(CHALLENGE)
Leaving the pictures out, print the lines from the first line of the listing through the line containing "8, 2, 0.3, 0];", exactly as they read, and no others.

(GIVEN INFORMATION)
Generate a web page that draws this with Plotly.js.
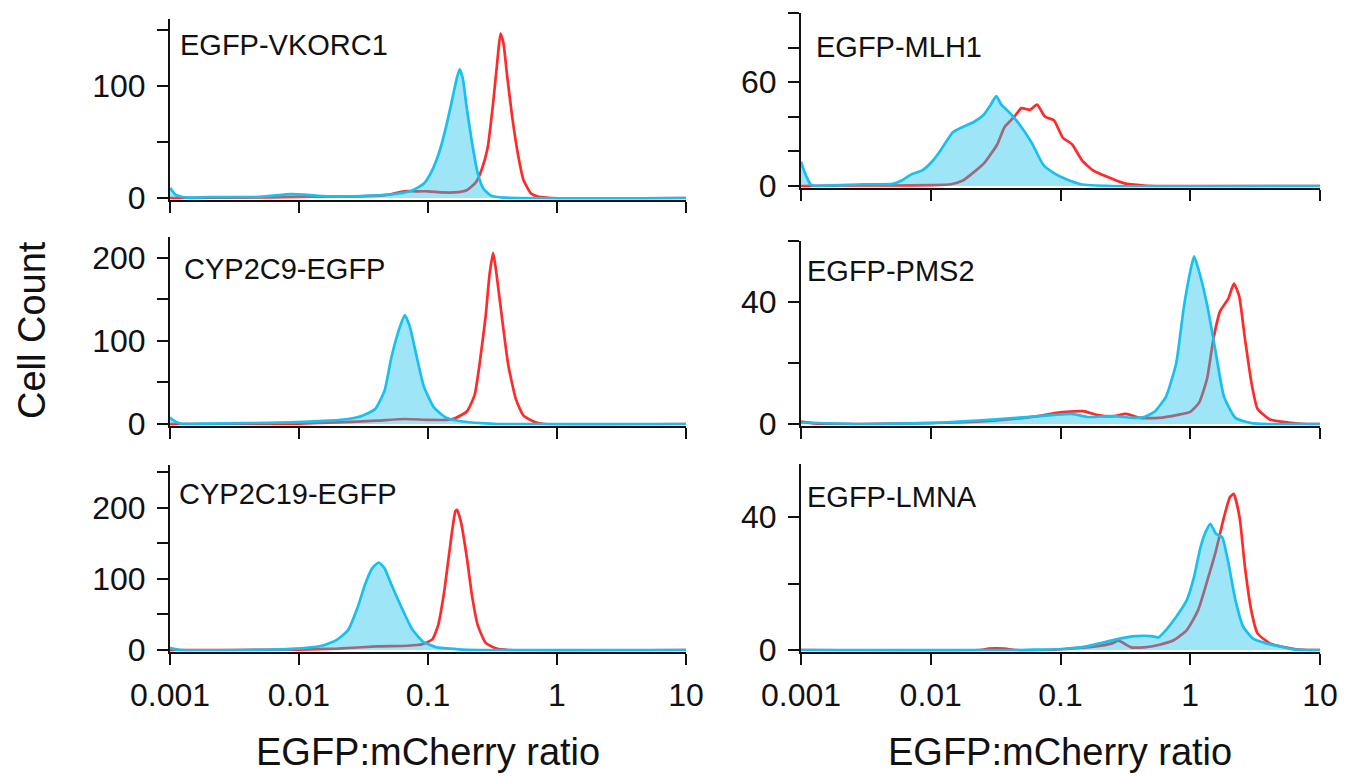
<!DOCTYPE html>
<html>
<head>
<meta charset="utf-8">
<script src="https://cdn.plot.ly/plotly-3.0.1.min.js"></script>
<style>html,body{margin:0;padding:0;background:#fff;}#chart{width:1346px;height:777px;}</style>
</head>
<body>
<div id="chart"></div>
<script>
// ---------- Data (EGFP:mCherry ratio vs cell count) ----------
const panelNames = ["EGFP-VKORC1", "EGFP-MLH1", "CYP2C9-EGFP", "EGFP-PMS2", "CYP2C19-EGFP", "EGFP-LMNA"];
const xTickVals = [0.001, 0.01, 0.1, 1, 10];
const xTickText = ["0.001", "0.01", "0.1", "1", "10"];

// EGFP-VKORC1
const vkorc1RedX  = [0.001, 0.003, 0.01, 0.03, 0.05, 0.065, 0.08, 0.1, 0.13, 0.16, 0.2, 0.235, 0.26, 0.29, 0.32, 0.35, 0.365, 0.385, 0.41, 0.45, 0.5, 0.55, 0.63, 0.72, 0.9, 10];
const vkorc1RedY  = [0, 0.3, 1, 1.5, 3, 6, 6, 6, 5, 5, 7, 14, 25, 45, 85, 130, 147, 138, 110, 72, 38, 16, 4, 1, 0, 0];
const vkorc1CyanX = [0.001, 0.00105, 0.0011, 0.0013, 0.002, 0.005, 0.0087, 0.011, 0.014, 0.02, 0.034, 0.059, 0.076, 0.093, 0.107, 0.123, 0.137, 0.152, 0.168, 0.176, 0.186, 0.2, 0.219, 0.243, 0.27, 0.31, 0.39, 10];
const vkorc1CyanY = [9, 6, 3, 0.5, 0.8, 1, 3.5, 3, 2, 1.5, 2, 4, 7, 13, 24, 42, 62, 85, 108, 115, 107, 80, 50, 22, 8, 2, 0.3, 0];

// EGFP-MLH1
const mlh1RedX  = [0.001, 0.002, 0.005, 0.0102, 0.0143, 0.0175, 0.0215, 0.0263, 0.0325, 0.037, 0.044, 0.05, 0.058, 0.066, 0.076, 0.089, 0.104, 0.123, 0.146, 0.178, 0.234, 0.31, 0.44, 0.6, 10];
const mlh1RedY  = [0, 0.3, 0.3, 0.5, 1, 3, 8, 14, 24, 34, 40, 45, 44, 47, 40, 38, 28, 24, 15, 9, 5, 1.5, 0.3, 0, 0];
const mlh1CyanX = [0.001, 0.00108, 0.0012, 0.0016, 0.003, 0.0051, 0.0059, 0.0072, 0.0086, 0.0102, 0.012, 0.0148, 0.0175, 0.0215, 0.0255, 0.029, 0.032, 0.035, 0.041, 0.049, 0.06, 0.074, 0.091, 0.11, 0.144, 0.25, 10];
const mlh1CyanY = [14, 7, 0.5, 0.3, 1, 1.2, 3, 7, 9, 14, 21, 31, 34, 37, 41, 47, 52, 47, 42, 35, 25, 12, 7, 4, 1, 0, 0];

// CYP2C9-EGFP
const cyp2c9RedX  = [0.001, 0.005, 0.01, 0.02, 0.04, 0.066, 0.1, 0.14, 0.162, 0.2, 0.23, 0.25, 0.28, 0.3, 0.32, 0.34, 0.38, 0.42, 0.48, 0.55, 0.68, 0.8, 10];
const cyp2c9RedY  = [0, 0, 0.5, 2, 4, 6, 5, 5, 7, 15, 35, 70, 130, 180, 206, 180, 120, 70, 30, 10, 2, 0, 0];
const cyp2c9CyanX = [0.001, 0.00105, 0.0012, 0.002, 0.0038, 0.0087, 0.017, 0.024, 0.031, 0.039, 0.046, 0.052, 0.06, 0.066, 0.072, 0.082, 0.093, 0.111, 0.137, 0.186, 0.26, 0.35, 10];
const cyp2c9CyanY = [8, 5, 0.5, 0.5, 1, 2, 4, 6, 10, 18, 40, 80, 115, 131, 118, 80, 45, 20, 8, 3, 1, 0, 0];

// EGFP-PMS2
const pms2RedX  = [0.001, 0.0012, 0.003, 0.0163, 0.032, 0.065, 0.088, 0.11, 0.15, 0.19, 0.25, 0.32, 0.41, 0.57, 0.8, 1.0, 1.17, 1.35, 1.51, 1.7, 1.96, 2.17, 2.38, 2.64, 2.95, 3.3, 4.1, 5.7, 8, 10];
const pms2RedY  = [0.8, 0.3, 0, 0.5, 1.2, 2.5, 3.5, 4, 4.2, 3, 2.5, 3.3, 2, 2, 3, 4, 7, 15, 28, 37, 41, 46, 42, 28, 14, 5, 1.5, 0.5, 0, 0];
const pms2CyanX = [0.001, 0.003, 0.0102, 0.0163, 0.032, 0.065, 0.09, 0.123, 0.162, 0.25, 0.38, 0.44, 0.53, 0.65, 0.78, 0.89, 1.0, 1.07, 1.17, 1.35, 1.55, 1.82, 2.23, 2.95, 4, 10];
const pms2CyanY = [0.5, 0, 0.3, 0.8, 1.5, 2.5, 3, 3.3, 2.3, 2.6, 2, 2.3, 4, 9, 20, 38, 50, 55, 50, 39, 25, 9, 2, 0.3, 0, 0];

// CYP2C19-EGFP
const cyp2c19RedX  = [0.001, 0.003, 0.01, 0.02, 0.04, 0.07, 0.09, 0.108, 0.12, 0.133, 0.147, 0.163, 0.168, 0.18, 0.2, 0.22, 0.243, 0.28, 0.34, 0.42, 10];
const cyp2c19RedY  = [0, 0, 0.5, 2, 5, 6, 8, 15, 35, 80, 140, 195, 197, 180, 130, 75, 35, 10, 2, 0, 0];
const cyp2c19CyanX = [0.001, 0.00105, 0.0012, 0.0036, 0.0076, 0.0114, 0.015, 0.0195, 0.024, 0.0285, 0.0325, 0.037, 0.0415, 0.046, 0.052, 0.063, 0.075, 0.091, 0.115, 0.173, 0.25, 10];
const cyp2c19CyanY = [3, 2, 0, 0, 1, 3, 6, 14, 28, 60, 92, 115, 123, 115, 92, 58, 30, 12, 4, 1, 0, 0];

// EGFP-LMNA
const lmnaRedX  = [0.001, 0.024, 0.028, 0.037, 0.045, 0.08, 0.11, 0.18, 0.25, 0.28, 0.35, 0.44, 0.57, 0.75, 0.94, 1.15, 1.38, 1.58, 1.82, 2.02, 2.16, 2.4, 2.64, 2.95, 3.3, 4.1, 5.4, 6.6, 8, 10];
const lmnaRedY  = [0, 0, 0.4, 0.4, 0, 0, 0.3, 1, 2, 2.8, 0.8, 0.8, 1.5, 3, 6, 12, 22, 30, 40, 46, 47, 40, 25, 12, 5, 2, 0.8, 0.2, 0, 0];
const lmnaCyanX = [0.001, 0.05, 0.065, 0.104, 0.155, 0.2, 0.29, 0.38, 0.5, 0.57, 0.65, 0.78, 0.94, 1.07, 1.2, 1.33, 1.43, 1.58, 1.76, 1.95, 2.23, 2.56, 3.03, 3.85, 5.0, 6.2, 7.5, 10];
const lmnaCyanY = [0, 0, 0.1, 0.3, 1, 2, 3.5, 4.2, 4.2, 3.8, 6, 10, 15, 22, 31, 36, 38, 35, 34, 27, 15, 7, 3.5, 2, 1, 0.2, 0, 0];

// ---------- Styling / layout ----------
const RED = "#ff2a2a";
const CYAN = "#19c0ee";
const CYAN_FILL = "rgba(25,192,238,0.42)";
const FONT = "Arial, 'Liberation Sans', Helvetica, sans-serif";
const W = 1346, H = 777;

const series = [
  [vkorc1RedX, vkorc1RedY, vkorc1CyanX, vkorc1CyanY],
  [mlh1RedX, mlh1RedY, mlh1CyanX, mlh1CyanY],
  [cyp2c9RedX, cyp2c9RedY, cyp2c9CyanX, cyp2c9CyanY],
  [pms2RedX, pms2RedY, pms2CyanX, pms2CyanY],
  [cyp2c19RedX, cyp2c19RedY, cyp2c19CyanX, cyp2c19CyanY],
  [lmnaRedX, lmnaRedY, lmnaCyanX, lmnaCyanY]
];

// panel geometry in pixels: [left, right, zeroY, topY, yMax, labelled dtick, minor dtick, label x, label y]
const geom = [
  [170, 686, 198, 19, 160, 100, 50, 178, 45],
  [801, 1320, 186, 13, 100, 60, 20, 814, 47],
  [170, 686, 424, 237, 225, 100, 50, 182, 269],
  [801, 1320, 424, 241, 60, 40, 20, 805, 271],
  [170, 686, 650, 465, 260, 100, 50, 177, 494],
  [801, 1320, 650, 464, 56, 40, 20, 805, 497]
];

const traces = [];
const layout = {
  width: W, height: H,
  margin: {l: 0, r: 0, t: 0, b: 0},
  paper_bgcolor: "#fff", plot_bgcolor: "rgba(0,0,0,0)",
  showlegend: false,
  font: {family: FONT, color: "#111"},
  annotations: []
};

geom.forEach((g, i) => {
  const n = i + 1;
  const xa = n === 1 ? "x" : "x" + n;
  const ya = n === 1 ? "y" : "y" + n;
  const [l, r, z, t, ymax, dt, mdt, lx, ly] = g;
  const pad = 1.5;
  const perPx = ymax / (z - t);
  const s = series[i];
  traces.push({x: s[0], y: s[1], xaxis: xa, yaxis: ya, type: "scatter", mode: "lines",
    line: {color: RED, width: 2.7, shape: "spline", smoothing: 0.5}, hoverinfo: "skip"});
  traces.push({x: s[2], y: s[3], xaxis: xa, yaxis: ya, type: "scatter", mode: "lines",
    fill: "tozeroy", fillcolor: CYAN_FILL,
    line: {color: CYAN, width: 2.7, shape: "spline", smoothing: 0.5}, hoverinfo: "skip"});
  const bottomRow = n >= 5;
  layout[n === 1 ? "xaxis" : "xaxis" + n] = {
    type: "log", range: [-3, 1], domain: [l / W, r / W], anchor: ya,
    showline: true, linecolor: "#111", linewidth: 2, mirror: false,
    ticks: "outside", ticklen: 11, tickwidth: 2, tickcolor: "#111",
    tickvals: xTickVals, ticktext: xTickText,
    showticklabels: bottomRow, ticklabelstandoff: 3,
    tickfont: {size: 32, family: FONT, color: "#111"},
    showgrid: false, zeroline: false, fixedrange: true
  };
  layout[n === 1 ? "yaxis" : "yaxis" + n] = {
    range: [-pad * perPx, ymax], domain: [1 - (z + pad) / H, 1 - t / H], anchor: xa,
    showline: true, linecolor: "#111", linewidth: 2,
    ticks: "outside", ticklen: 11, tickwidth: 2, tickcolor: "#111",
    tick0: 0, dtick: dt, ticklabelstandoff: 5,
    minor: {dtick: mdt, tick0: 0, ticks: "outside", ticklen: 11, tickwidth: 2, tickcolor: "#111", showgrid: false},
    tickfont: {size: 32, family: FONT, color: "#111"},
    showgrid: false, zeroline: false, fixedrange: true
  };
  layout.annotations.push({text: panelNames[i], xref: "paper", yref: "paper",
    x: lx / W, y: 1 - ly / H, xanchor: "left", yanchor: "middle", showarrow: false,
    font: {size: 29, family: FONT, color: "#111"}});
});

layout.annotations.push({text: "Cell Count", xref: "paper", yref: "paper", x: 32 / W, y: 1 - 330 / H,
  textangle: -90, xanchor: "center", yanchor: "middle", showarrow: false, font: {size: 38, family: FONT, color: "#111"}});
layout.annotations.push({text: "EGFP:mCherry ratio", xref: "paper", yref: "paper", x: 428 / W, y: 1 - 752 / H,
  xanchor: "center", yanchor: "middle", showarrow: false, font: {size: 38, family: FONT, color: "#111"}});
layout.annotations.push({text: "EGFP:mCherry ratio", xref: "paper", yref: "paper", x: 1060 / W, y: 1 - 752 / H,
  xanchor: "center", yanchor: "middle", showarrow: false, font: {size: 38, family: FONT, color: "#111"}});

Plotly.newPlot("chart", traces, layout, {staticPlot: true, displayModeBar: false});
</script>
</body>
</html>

(OUTPUT FOR THIS EXERCISE)
Generate a web page that draws this with Plotly.js.
<!DOCTYPE html>
<html>
<head>
<meta charset="utf-8">
<script src="https://cdn.plot.ly/plotly-3.0.1.min.js"></script>
<style>html,body{margin:0;padding:0;background:#fff;}#chart{width:1346px;height:777px;}</style>
</head>
<body>
<div id="chart"></div>
<script>
// ---------- Data (EGFP:mCherry ratio vs cell count) ----------
const panelNames = ["EGFP-VKORC1", "EGFP-MLH1", "CYP2C9-EGFP", "EGFP-PMS2", "CYP2C19-EGFP", "EGFP-LMNA"];
const xTickVals = [0.001, 0.01, 0.1, 1, 10];
const xTickText = ["0.001", "0.01", "0.1", "1", "10"];

// EGFP-VKORC1
const vkorc1RedX  = [0.001, 0.003, 0.01, 0.03, 0.05, 0.065, 0.08, 0.1, 0.13, 0.16, 0.2, 0.235, 0.26, 0.29, 0.32, 0.35, 0.365, 0.385, 0.41, 0.45, 0.5, 0.55, 0.63, 0.72, 0.9, 10];
const vkorc1RedY  = [0, 0.3, 1, 1.5, 3, 6, 6, 6, 5, 5, 7, 14, 25, 45, 85, 130, 147, 138, 110, 72, 38, 16, 4, 1, 0, 0];
const vkorc1CyanX = [0.001, 0.00105, 0.0011, 0.0013, 0.002, 0.005, 0.0087, 0.011, 0.014, 0.02, 0.034, 0.059, 0.076, 0.093, 0.107, 0.123, 0.137, 0.152, 0.168, 0.176, 0.186, 0.2, 0.219, 0.243, 0.27, 0.31, 0.39, 10];
const vkorc1CyanY = [9, 6, 3, 0.5, 0.8, 1, 3.5, 3, 2, 1.5, 2, 4, 7, 13, 24, 42, 62, 85, 108, 115, 107, 80, 50, 22, 8, 2, 0.3, 0];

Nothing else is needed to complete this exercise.